Amric Fields was alone on the floor of Daniel-Meyer Coliseum an hour after TCU defeated Air Force on Wednesday.
The same was true after the Horned Frogs beat Boise State on Jan. 21. In fact, most nights Fields is the last one to leave the court.
Over the last six games the sophomore is averaging 12.5 points off the bench and shooting a team-best 55.8 percent from the field headed into the Frogs' Mountain West game at 5 p.m. today at New Mexico.
TCU (12-7, 2-2 in the MWC) has won consecutive league games for the first time in three years, but the Lobos (16-4, 2-2) in Albuquerque present another stiff challenge.
Fields defers to his teammates for his recent offensive heroics.
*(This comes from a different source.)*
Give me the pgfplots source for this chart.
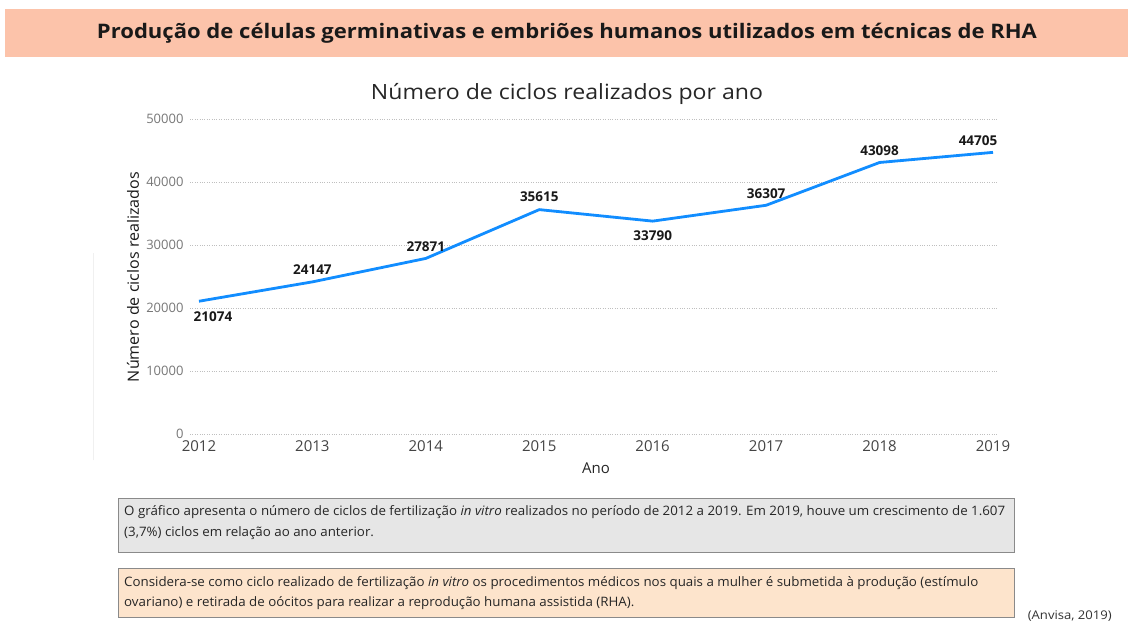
\documentclass[border=0pt]{standalone}
\usepackage{pgfplots}
\pgfplotsset{compat=1.18}
\usepackage{pgfplotstable}
\usepackage{fontspec}
\usepackage{graphicx}
\setmainfont{Open Sans}
\definecolor{banner}{HTML}{FCC3AA}
\definecolor{pbblue}{HTML}{118DFF}
\definecolor{boxA}{HTML}{E6E6E6}
\definecolor{boxB}{HTML}{FDE4CC}
\definecolor{boxline}{HTML}{8A8A8A}
\definecolor{ticky}{HTML}{777777}
\definecolor{tickx}{HTML}{444444}

\pgfplotstableread{
ano valor dx dy
2012 21074 14 -15
2013 24147 0 12
2014 27871 0 12
2015 35615 0 13
2016 33790 0 -15
2017 36307 0 12
2018 43098 0 12
2019 44705 -15 12
}\datatable

\newlength\Lone
\newcommand\boxfont{\fontsize{13}{15}\selectfont}
\newcommand\lineA{O gráfico apresenta o número de ciclos de fertilização \textit{in vitro} realizados no período de 2012 a 2019. Em 2019, houve um crescimento de 1.607}

\begin{document}%
\settowidth\Lone{\boxfont\lineA}%
\pgfmathsetmacro\sx{881/\Lone}%
\begin{tikzpicture}[x=1pt,y=1pt]
\useasboundingbox (0,0) rectangle (1129,622);
\fill[white] (0,0) rectangle (1129,622);
% banner
\fill[banner] (5,565) rectangle (1128,613);
\node[anchor=base, inner sep=0pt, text=black!90] at (567,583)
  {\fontsize{20}{22}\selectfont\bfseries\resizebox{940pt}{\height}{Produção de células germinativas e embriões humanos utilizados em técnicas de RHA}};
% chart title
\node[anchor=base, inner sep=0pt, text=black!85] at (567,522)
  {\fontsize{21}{24}\selectfont\resizebox{392pt}{\height}{Número de ciclos realizados por ano}};
% faint separator
\draw[black!6, line width=0.8pt] (93,162) -- (93,369);

\begin{axis}[
  at={(190pt,188pt)}, anchor=south west,
  scale only axis, width=808pt, height=315pt,
  xmin=2011.921, xmax=2019.044,
  ymin=0, ymax=50000,
  axis lines=none,
  xtick={2012,...,2019}, ytick={0,10000,...,50000},
  scaled y ticks=false,
  yticklabel={\pgfmathprintnumber[fixed,precision=0,1000 sep={},assume math mode=true]{\tick}},
  ymajorgrids, major grid style={black!25, dotted, line width=0.8pt},
  tick style={draw=none},
  /pgf/number format/assume math mode=true,
  /pgf/number format/1000 sep={},
  yticklabel style={font=\fontsize{13}{15}\selectfont, text=ticky, anchor=east, xshift=-3pt},
  xticklabel style={font=\fontsize{15}{17}\selectfont, text=tickx, anchor=north, yshift=-3pt},
  hide x axis=false, hide y axis=false,
  axis x line*=bottom, axis y line*=left,
  x axis line style={draw=none}, y axis line style={draw=none},
  clip=false,
  point meta=explicit symbolic,
  nodes near coords,
  visualization depends on={\thisrow{dx} \as \dx},
  visualization depends on={\thisrow{dy} \as \dy},
  nodes near coords style={font=\fontsize{13.5}{15}\selectfont\bfseries, text=black!90, anchor=center, inner sep=0pt, xshift=\dx pt, yshift=\dy pt},
]
\addplot[pbblue, line width=2.8pt, line join=round, mark=none] table[x=ano, y=valor, meta=valor] {\datatable};
\end{axis}

% axis labels
\node[inner sep=0pt, rotate=90, text=black!90] at (133,345)
  {\fontsize{15.5}{17}\selectfont\resizebox{210pt}{\height}{Número de ciclos realizados}};
\node[inner sep=0pt, text=black!85] at (596,154) {\fontsize{15}{17}\selectfont Ano};

% text boxes
\filldraw[fill=boxA, draw=boxline, line width=1pt] (118,70) rectangle (1014,124);
\node[anchor=base west, inner sep=0pt, text=black!85] at (124,107)
  {\boxfont\scalebox{\sx}[1]{\lineA}};
\node[anchor=base west, inner sep=0pt, text=black!85] at (124,86)
  {\boxfont\scalebox{\sx}[1]{(3,7\%) ciclos em relação ao ano anterior.}};

\filldraw[fill=boxB, draw=boxline, line width=1pt] (118,5) rectangle (1014,54);
\node[anchor=base west, inner sep=0pt, text=black!85] at (124,36)
  {\boxfont\scalebox{\sx}[1]{Considera-se como ciclo realizado de fertilização \textit{in vitro} os procedimentos médicos nos quais a mulher é submetida à produção (estímulo}};
\node[anchor=base west, inner sep=0pt, text=black!85] at (124,16)
  {\boxfont\scalebox{\sx}[1]{ovariano) e retirada de oócitos para realizar a reprodução humana assistida (RHA).}};

\node[anchor=base east, inner sep=0pt, text=black!80] at (1112,3)
  {\fontsize{12}{14}\selectfont\resizebox{84pt}{\height}{(Anvisa, 2019)}};
\end{tikzpicture}%
\end{document}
"They find me when I'm open, they create shots for me, give me a big screen," he said. "Without that it wouldn't be possible. Even when I'm off they still encourage me."
That happened against Boise State last Saturday when Fields was 0 for 4 before making his first basket with 7:13 left in the game. He came right back and drilled a 3-pointer from the top of the key to pull the Frogs within four.
"Before I hit that big 3 they're telling me to 'shoot; we believe in you,'" Fields said. "As a shooter, that gives me great confidence."
Fields is also gaining more confidence in his defensive skills. As a freshman last season he was a defensive liability. If his shot wasn't falling, his defense would slide.
"I thought I knew everything," he said. "I became like a sponge and tried to soak up everything I could. I was getting taken to the goal, getting posted up easily, and giving up cheap fouls being out of position. Nothing should affect your defense. It's pure effort."
Effort isn't something Fields lacks.
"He holds himself to a high standard," TCU coach Jim Christian said. "I think he's maturing and I think he's understanding that you have to be more than just a jump shooter to be a good basketball player."
Defense has been the key in the Frogs' two-game winning streak. They held Boise State and Air Force to a combined 3 of 19 shooting in the final nine minutes.
"The guys on our team know if they don't play hard defensively they're coming out," Christian said. "So the guy coming off the bench can't make the same mistakes as the guy who was just in there. We need to get better at that. That's really where teams grow if those things happen."